Rispondendo a dubbi e prese di distanza dalla manifestazione del 13 febbraio, qualcuna ha scritto che c’è un tempo per agire e un tempo per pensare: una contrapposizione astratta che ha segnato rovinosamente la storia conosciuta finora e che dovrebbe arrestarsi di fronte all’evidenza di un “pensare” femminile che ha dovuto uniformarsi suo malgrado alla rappresentazione del mondo del sesso dominante. Pensare criticamente, sollevare dubbi, chiedere che  vengano fatte sentire sempre tutte le voci, anche quelle dissenzienti in un momento di generale condivisione, è il principio di cui si è avvalsa una parte dell’informazione per non cedere alla prepotenza dell’impero televisivo di Berlusconi. A maggiore ragione dovrebbe essere conservato quando il dissenso esce dalla minorità e si fa portatore di regole di giustizia e di democrazia.

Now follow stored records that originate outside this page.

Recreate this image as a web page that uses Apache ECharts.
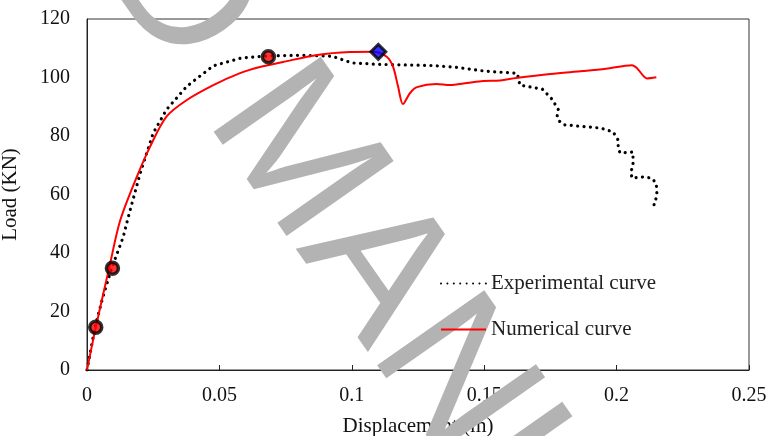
<!DOCTYPE html>
<html>
<head>
<meta charset="utf-8">
<script src="https://cdn.jsdelivr.net/npm/echarts@6/dist/echarts.min.js"></script>
<style>
  html, body { margin: 0; padding: 0; background: #fff; }
  #chart { width: 769px; height: 436px; }
</style>
</head>
<body>
<div id="chart"></div>
<script>
// Load–displacement response: test record vs. finite element model
const xTicks = [0, 0.05, 0.1, 0.15, 0.2, 0.25];
const yTicks = [0, 20, 40, 60, 80, 100, 120];

const expDisp = [0, 0.003, 0.006, 0.0093, 0.0137, 0.0155, 0.020, 0.025, 0.030, 0.0377, 0.0477, 0.058, 0.0685,
  0.08, 0.0925, 0.1, 0.11, 0.13, 0.14, 0.15, 0.1625, 0.1635, 0.172, 0.1756, 0.178, 0.1775, 0.1787, 0.1805,
  0.194, 0.1987, 0.2006, 0.2006, 0.2013, 0.2062, 0.2062, 0.2062, 0.2054, 0.2058, 0.21, 0.2133, 0.2149,
  0.2152, 0.2152, 0.214, 0.2145];
const expLoad = [0, 14.5, 25, 34.8, 45.5, 52, 67, 81, 89, 97, 104, 106.6, 107.4,
  107.6, 107.3, 105, 104.5, 104.1, 103.4, 102.2, 101.4, 97.4, 96, 92.6, 89, 86.5, 84.7, 83.8,
  82.7, 81.4, 78.6, 75.9, 74.2, 74.5, 72.5, 70, 67.7, 65.6, 66, 65.6, 63.9,
  61.5, 59.1, 57.2, 55];

const numDisp = [0, 0.0033, 0.0084, 0.0125, 0.0188, 0.0238, 0.030, 0.0377, 0.0477, 0.0578, 0.0653, 0.074,
  0.0869, 0.0993, 0.108, 0.1133, 0.1156, 0.1175, 0.1193, 0.122, 0.1246, 0.132, 0.137, 0.1435, 0.1496,
  0.156, 0.162, 0.175, 0.1873, 0.196, 0.2058, 0.2077, 0.2115, 0.215];
const numLoad = [0, 14.5, 35, 51, 66, 76.3, 86.6, 92.3, 97.4, 101.5, 103.6, 105.3,
  107.7, 108.7, 108.8, 107, 103.6, 96.8, 90.9, 94.7, 96.7, 97.8, 97.4, 98.1, 98.8,
  99, 99.8, 101.2, 102.2, 103, 104.2, 103.2, 99.7, 100.1];

// highlighted states on the curves
const circleDisp = [0.0033, 0.0096, 0.0685];
const circleLoad = [14.6, 34.8, 107.1];
const peakDisp = [0.110];
const peakLoad = [108.8];

const zip = (a, b) => a.map((v, i) => [v, b[i]]);
const serif = '"Liberation Serif", "Times New Roman", serif';

const chart = echarts.init(document.getElementById('chart'), null, { renderer: 'canvas' });
chart.setOption({
  animation: false,
  backgroundColor: '#fff',
  grid: { left: 87, right: 20, top: 19, bottom: 66, show: true, borderColor: '#333', borderWidth: 1,
    containLabel: false, outerBoundsMode: 'none' },
  xAxis: {
    type: 'value', min: xTicks[0], max: xTicks[xTicks.length - 1], interval: 0.05,
    name: 'Displacement (m)', nameLocation: 'middle', nameGap: 46,
    nameTextStyle: { fontFamily: serif, fontSize: 21, color: '#111' },
    axisLine: { lineStyle: { color: '#222', width: 1 } },
    axisTick: { inside: true, length: 5, lineStyle: { color: '#222' } },
    axisLabel: { fontFamily: serif, fontSize: 20, color: '#111', margin: 16,
      formatter: v => xTicks.includes(+v.toFixed(2)) ? String(+v.toFixed(2)) : '' },
    splitLine: { show: false }
  },
  yAxis: {
    type: 'value', min: yTicks[0], max: yTicks[yTicks.length - 1], interval: 20,
    name: 'Load (KN)', nameLocation: 'middle', nameGap: 66, nameRotate: 90,
    nameTextStyle: { fontFamily: serif, fontSize: 21, color: '#111' },
    axisLine: { show: true, lineStyle: { color: '#222', width: 1 } },
    axisTick: { show: false },
    axisLabel: { fontFamily: serif, fontSize: 20, color: '#111', margin: 17 },
    splitLine: { show: false }
  },
  legend: {
    orient: 'vertical', left: 435, top: 268, itemWidth: 45, itemHeight: 14, itemGap: 25,
    textStyle: { fontFamily: serif, fontSize: 21, color: '#222' },
    itemStyle: { opacity: 0 },
    data: ['Experimental curve', 'Numerical curve']
  },
  graphic: [{
    type: 'text', z: 1, zlevel: 0, silent: true,
    x: 296, y: 158, rotation: -55 * Math.PI / 180,
    style: {
      text: 'ACCEPTED MANUSCRIPT', fill: '#b3b3b3',
      font: '190px "Liberation Sans", Arial, sans-serif',
      align: 'center', verticalAlign: 'middle'
    }
  }],
  series: [
    {
      name: 'Experimental curve', type: 'line', data: zip(expDisp, expLoad), z: 3,
      symbol: 'none', smooth: false,
      lineStyle: { color: '#000', width: 3.2, type: [0.01, 6.4], cap: 'round' },
      itemStyle: { color: '#000' }
    },
    {
      name: 'Numerical curve', type: 'line', data: zip(numDisp, numLoad), z: 4,
      symbol: 'none', smooth: 0.3,
      lineStyle: { color: '#ff0000', width: 2 },
      itemStyle: { color: '#ff0000' }
    },
    {
      name: 'states', type: 'scatter', data: zip(circleDisp, circleLoad), z: 5,
      symbol: 'circle', symbolSize: 12,
      itemStyle: { color: '#ff0000', borderColor: '#000', borderWidth: 3.5 }
    },
    {
      name: 'peak', type: 'scatter', data: zip(peakDisp, peakLoad), z: 5,
      symbol: 'diamond', symbolSize: [15, 15],
      itemStyle: { color: '#0000ff', borderColor: '#000', borderWidth: 3 }
    }
  ]
});
</script>
</body>
</html>
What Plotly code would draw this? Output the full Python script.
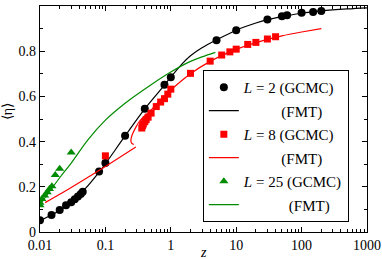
import plotly.graph_objects as go

# ---- data ----
z_L2_gcmc = [0.01, 0.015, 0.02, 0.025, 0.03, 0.034, 0.038, 0.042, 0.045, 0.08, 0.1, 0.2,
             0.4, 0.8, 1.0, 5, 10, 30, 50, 60, 100, 150, 200]
eta_L2_gcmc = [0.052, 0.075, 0.097, 0.118, 0.132, 0.145, 0.157, 0.168, 0.178, 0.268, 0.305, 0.426,
               0.545, 0.651, 0.685, 0.849, 0.893, 0.940, 0.955, 0.959, 0.970, 0.974, 0.978]

z_L2_fmt = [0.01, 0.02, 0.03, 0.05, 0.08, 0.1, 0.2, 0.4, 0.8, 1, 1.5, 2, 3, 5, 10, 20, 30,
            50, 100, 200, 500, 1000]
eta_L2_fmt = [0.05, 0.095, 0.13, 0.194, 0.265, 0.302, 0.425, 0.545, 0.65, 0.685, 0.745, 0.78,
              0.815, 0.85, 0.893, 0.925, 0.94, 0.953, 0.968, 0.978, 0.987, 0.992]

z_L8_gcmc = [0.1, 0.36, 0.37, 0.38, 0.40, 0.42, 0.45, 0.5, 0.6, 0.7, 0.8, 0.9, 1.0, 2, 4, 6, 8,
             10, 15, 20, 30, 40]
eta_L8_gcmc = [0.337, 0.46, 0.47, 0.478, 0.488, 0.497, 0.508, 0.526, 0.555, 0.575, 0.59, 0.61,
               0.632, 0.702, 0.756, 0.783, 0.797, 0.809, 0.83, 0.839, 0.854, 0.864]

# FMT L=8: lower branch, then upper branch (separated by a gap)
z_L8_fmt_low = [0.012, 0.03, 0.1, 0.292]
eta_L8_fmt_low = [0.13, 0.197, 0.29, 0.376]
z_L8_fmt_high = [0.272, 0.252, 0.245, 0.25, 0.266, 0.293, 0.33, 0.4, 0.5, 0.7, 1, 2, 4, 10, 20,
                 50, 100, 200]
eta_L8_fmt_high = [0.387, 0.393, 0.405, 0.42, 0.44, 0.464, 0.489, 0.515, 0.54, 0.585, 0.628,
                   0.70, 0.755, 0.808, 0.838, 0.868, 0.885, 0.90]

z_L25_gcmc = [0.01, 0.01, 0.0107, 0.0118, 0.0129, 0.014, 0.0152, 0.0171, 0.02, 0.03]
eta_L25_gcmc = [0.118, 0.129, 0.146, 0.161, 0.176, 0.19, 0.202, 0.252, 0.28, 0.352]

z_L25_fmt = [0.01, 0.02, 0.03, 0.054, 0.1, 0.2, 0.5, 1, 2, 3, 4.8]
eta_L25_fmt = [0.12, 0.24, 0.305, 0.408, 0.495, 0.57, 0.652, 0.708, 0.755, 0.775, 0.795]

x_ticks = [0.01, 0.1, 1, 10, 100, 1000]
x_ticktext = ["0.01", "0.1", "1", "10", "100", "1000"]
y_ticks = [0, 0.2, 0.4, 0.6, 0.8, 1.0]
y_ticktext = ["0", "0.2", "0.4", "0.6", "0.8", "1"]

BLACK = "#000000"
RED = "#ff0000"
GREEN = "#008b00"
NB = "\u00a0"
FONT = "Liberation Serif"

fig = go.Figure()
fig.add_trace(go.Scatter(x=z_L2_gcmc, y=eta_L2_gcmc, mode="markers",
                         marker=dict(symbol="circle", size=8, color=BLACK),
                         name="<i>L</i> = 2 (GCMC)", legendgroup="a"))
fig.add_trace(go.Scatter(x=z_L2_fmt, y=eta_L2_fmt, mode="lines", line_shape="spline",
                         line=dict(color=BLACK, width=1.2),
                         name=NB * 10 + "(FMT)", legendgroup="b"))
fig.add_trace(go.Scatter(x=z_L8_gcmc, y=eta_L8_gcmc, mode="markers",
                         marker=dict(symbol="square", size=7, color=RED),
                         name="<i>L</i> = 8 (GCMC)", legendgroup="c"))
fig.add_trace(go.Scatter(x=z_L8_fmt_low + [None] + z_L8_fmt_high,
                         y=eta_L8_fmt_low + [None] + eta_L8_fmt_high,
                         mode="lines", line_shape="spline", line_smoothing=0.6,
                         connectgaps=False,
                         line=dict(color=RED, width=1.2),
                         name=NB * 10 + "(FMT)", legendgroup="d"))
fig.add_trace(go.Scatter(x=z_L25_gcmc, y=eta_L25_gcmc, mode="markers",
                         marker=dict(symbol="triangle-up", size=8, color=GREEN),
                         name="<i>L</i> = 25 (GCMC)", legendgroup="e"))
fig.add_trace(go.Scatter(x=z_L25_fmt, y=eta_L25_fmt, mode="lines", line_shape="spline",
                         line=dict(color=GREEN, width=1.2),
                         name=NB * 12 + "(FMT)", legendgroup="f"))

minor_x = [k * 10 ** e for e in range(-2, 3) for k in range(2, 10)]

fig.update_layout(
    width=382, height=259,
    margin=dict(l=40, r=15, t=6, b=27),
    paper_bgcolor="white", plot_bgcolor="white",
    font=dict(family=FONT, size=14, color="black"),
    showlegend=True,
    legend=dict(x=0.498, y=0.717, xanchor="left", yanchor="top",
                bordercolor="black", borderwidth=1, bgcolor="white",
                font=dict(family=FONT, size=15, color="black"),
                tracegroupgap=1, itemwidth=30),
    annotations=[
        dict(text="\u27e8\u03b7\u27e9", xref="paper", yref="paper", x=0, y=0.53,
             xanchor="center", yanchor="middle", xshift=-33, textangle=-90,
             showarrow=False, font=dict(family=FONT, size=14)),
        dict(text="<i>z</i>", xref="paper", yref="paper", x=0.5, y=0,
             xanchor="center", yanchor="middle", yshift=-20, showarrow=False,
             font=dict(family=FONT, size=14)),
    ],
)
fig.update_xaxes(
    type="log", range=[-2, 3], automargin=False,
    tickmode="array", tickvals=x_ticks, ticktext=x_ticktext,
    ticks="inside", ticklen=5, tickwidth=1, tickcolor="black",
    showline=True, linecolor="black", linewidth=1.2, mirror="allticks",
    showgrid=False, zeroline=False,
    tickfont=dict(family=FONT, size=14),
    minor=dict(tickmode="array", tickvals=minor_x, ticks="inside", ticklen=3,
               tickwidth=1, tickcolor="black", showgrid=False),
)
fig.update_yaxes(
    range=[0, 1], automargin=False,
    tickmode="array", tickvals=y_ticks, ticktext=y_ticktext,
    ticks="inside", ticklen=5, tickwidth=1, tickcolor="black",
    showline=True, linecolor="black", linewidth=1.2, mirror="allticks",
    showgrid=False, zeroline=False,
    tickfont=dict(family=FONT, size=14),
    minor=dict(dtick=0.1, tick0=0, ticks="inside", ticklen=3, tickwidth=1,
               tickcolor="black", showgrid=False),
)

fig.write_html("out.html", config={"displayModeBar": False},
               post_script="document.body.style.margin='0';")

C’è da augurarsi che, qualunque sia l’esito della manifestazione, non si spengano gli interrogativi che da qualche anno sono entrati nel dibattito pubblico, sia pure al seguito di vicende che hanno interessato i massimi poteri dello Stato: l’intreccio tra sessualità e politica, la modificazione profonda che hanno subìto i ruoli del maschile e del femminile e l’ombra duratura di identità precostituite, il rischio che in assenza di una riflessione degli uomini su se stessi le donne restino sempre l’oggetto di scontro o di mediazione su cui si è costruita la loro comunità storica.